Extraordinary Measures; Extraordinary Crisis
Earthside Comments: The news below will probably be taken by the gamblers at the stock exchanges as "good." It means that maybe they can keep the casino afloat for another day or so.
But the underlying question (and problem) remains 'why' are these extraordinary Federal Reserve measures necessary? Besides the obvious, superficial answer that the subprime mortgage crisis is creating a liquidity crunch, there is the unspoken truth that the entire U.S. economy is built on an eroding foundation of trillions of dollars of debt.
There is no amount of fiat, miraculously created instant money that can make that reality disappear -- or even cash that is loaned and collateralized with "private mortgage debt"!!!!! What more evidence do you need that desperate madmen are running the asylum?
Link: Fed Easing Liquidity in Funding Markets: Financial News | Associated Press/Yahoo! Finance
The Federal Reserve on Tuesday announced it is ramping up efforts to provide more relief in the spreading credit crisis, saying it will make up to $200 billion in cash available to cash-strapped financial institutions.

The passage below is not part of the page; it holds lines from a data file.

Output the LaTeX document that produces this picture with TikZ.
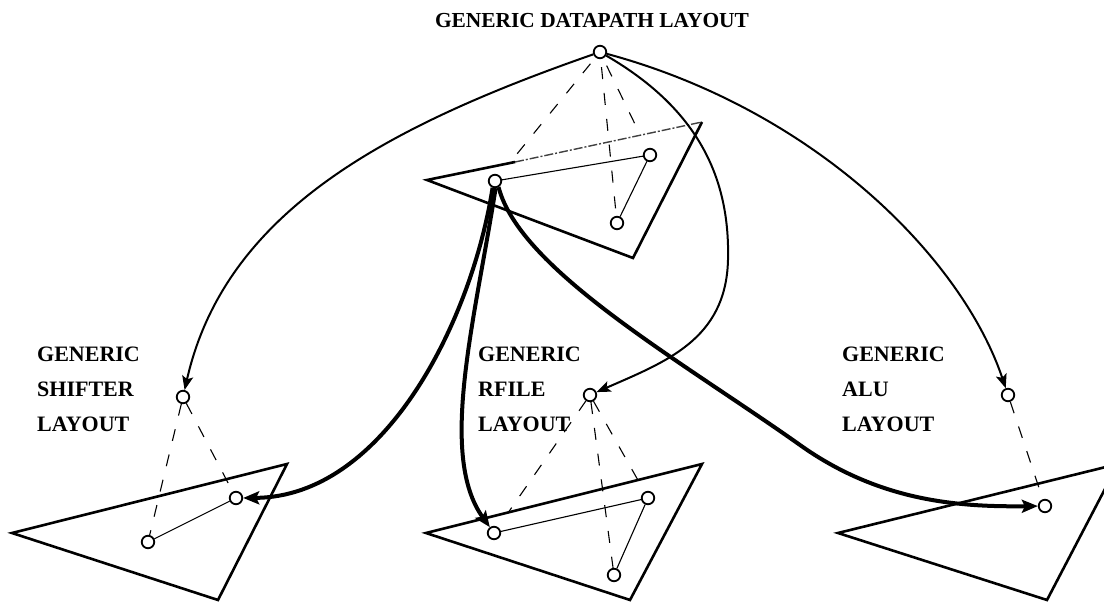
\documentclass[tikz,border=0pt]{standalone}
\usepackage{fontspec}
\setmainfont{Liberation Serif}
\usetikzlibrary{arrows.meta,calc}
\begin{document}
\begin{tikzpicture}[x=1pt,y=-1pt,
  dot/.style={circle,draw,line width=1.8pt,minimum size=12.5pt,inner sep=0pt,fill=white},
  tri/.style={line width=2.6pt,line join=miter},
  faded/.style={line width=1.4pt,dash pattern=on 9pt off 2pt on 2pt off 2pt,black!75},
  link/.style={line width=1.1pt},
  ghost/.style={line width=1.1pt,dash pattern=on 12pt off 14pt},
  ghosttop/.style={ghost,dash phase=18pt},
  thinarrow/.style={line width=2pt,-{Stealth[length=14pt,width=11pt,inset=3pt]}},
  thickarrow/.style={line width=4pt,-{Stealth[length=16pt,width=13pt,inset=3pt]}},
  lbl/.style={font=\bfseries\fontsize{22}{35}\selectfont,align=left,inner sep=0pt,anchor=north west}
]
\useasboundingbox (0,0) rectangle (1104,602);

% labels
\node[lbl,anchor=north,font=\bfseries\fontsize{21.4}{26}\selectfont] (title) at (592,13) {GENERIC DATAPATH LAYOUT};
\node[lbl] (shl) at (37,347) {GENERIC\\SHIFTER\\LAYOUT};
\node[lbl] (rfl) at (478,347) {GENERIC\\RFILE\\LAYOUT};
\node[lbl] (alul) at (842,347) {GENERIC\\ALU\\LAYOUT};

% triangles
\draw[tri] (515,162) -- (427,180) -- (633,258) -- (702,122);
\draw[faded] (515,162) -- (702,122);
\draw[tri] (12,533) -- (287,464) -- (218,600) -- cycle;
\draw[tri] (426,533) -- (702,464) -- (630,600) -- cycle;
\begin{scope}
\clip (0,0) rectangle (1104,602);
\draw[tri] (838,533) -- (1118,464) -- (1047,600) -- cycle;
\end{scope}

% nodes
\node[dot] (T) at (600,52) {};
\node[dot] (A) at (495,181) {};
\node[dot] (B) at (650,155) {};
\node[dot] (C) at (617,223) {};
\node[dot] (S) at (183,397) {};
\node[dot] (SL) at (148,542) {};
\node[dot] (SR) at (236,498) {};
\node[dot] (R) at (590,395) {};
\node[dot] (RL) at (494,533) {};
\node[dot] (RR) at (648,498) {};
\node[dot] (RB) at (614,575) {};
\node[dot] (AN) at (1008,395) {};
\node[dot] (AI) at (1045,506) {};

% inner solid links
\draw[link] (A) -- (B) -- (C);
\draw[link] (SL) -- (SR);
\draw[link] (RL) -- (RR) -- (RB);

% dashed hierarchy links
\draw[ghosttop] (T) -- ($(T)!0.85!(A)$);
\draw[ghosttop] (T) -- (C);
\draw[ghosttop] (T) -- ($(T)!0.78!(B)$);
\draw[ghost] (S) -- (SL);
\draw[ghost] (S) -- (SR);
\draw[ghost] (R) -- ($(R)!0.86!(RL)$);
\draw[ghost] (R) -- (RB);
\draw[ghost] (R) -- (RR);
\draw[ghost] (AN) -- (AI);

% thin arrows from datapath root
\draw[thinarrow] (T) .. controls (385,127) and (225,212) .. (S);
\draw[thinarrow] (T) .. controls (815,110) and (962,258) .. (AN);
\draw[thinarrow] (T) .. controls (700,110) and (730,180) .. (728,260)
   .. controls (726,340) and (665,362) .. (R);

% thick arrows from A
\draw[thickarrow] (A.250) .. controls (472,320) and (385,497) .. (SR);
\draw[thickarrow] (A.275) .. controls (475,320) and (438,455) .. (RL);
\draw[thickarrow] (A.300) .. controls (520,270) and (680,360) .. (800,445)
   .. controls (880,502) and (960,507) .. (AI);
\end{tikzpicture}
\end{document}
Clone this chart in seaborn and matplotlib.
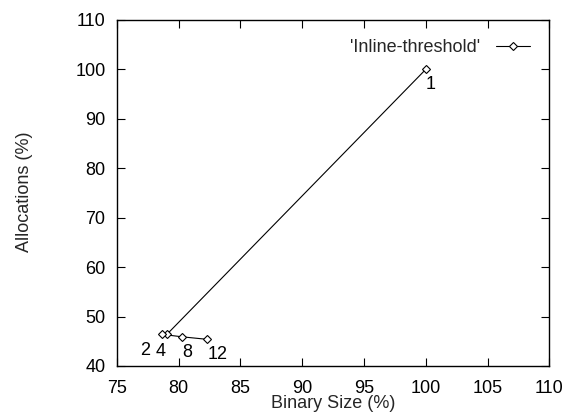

The Fed said it will lend the money to financial institutions for a term of 28 days, rather than overnight. The action is being coordinated with central banks in other countries to try to provide help in a global credit crises that threatens to push the U.S. economy into its first recession since 2001 if it hasn't already. ...
... The new lending initiative "is intended to promote liquidity in the financing markets for Treasury and other collateral and thus to foster the functioning of financial markets more generally," the Fed said. Its announcement said that securities will be made available through an auction process on a weekly basis beginning March 27.
The new program, called the Term Securities Lending Facility (TSLF), is geared to provide primary dealers -- big investment firms that trade directly with the Fed -- with short-term loans. They would pledge other securities -- including federal agency debt, federal agency residential-mortgage-backed securities -- as collateral for the loans.
Link: Treasuries Decline as Fed to Accept Agency Debt as Collateral | Bloomberg
Treasuries fell, pushing the two- year note's yield up the most since July 1996, as the Federal Reserve's move to relieve the credit crisis prompted investors to dump holdings of government debt.
Shorter-term notes led the decline as the central bank said it will allow securities firms to pledge agency and private mortgage debt as collateral against as much as $200 billion in Treasury securities. Investors and securities firms have been hoarding government debt, considered the safest and most easily traded securities, amid the credit crunch.
"This is obviously very good news," said James Caron, head of U.S. interest-rate strategy at Morgan Stanley in New York. "They're providing liquidity to those who need it the most."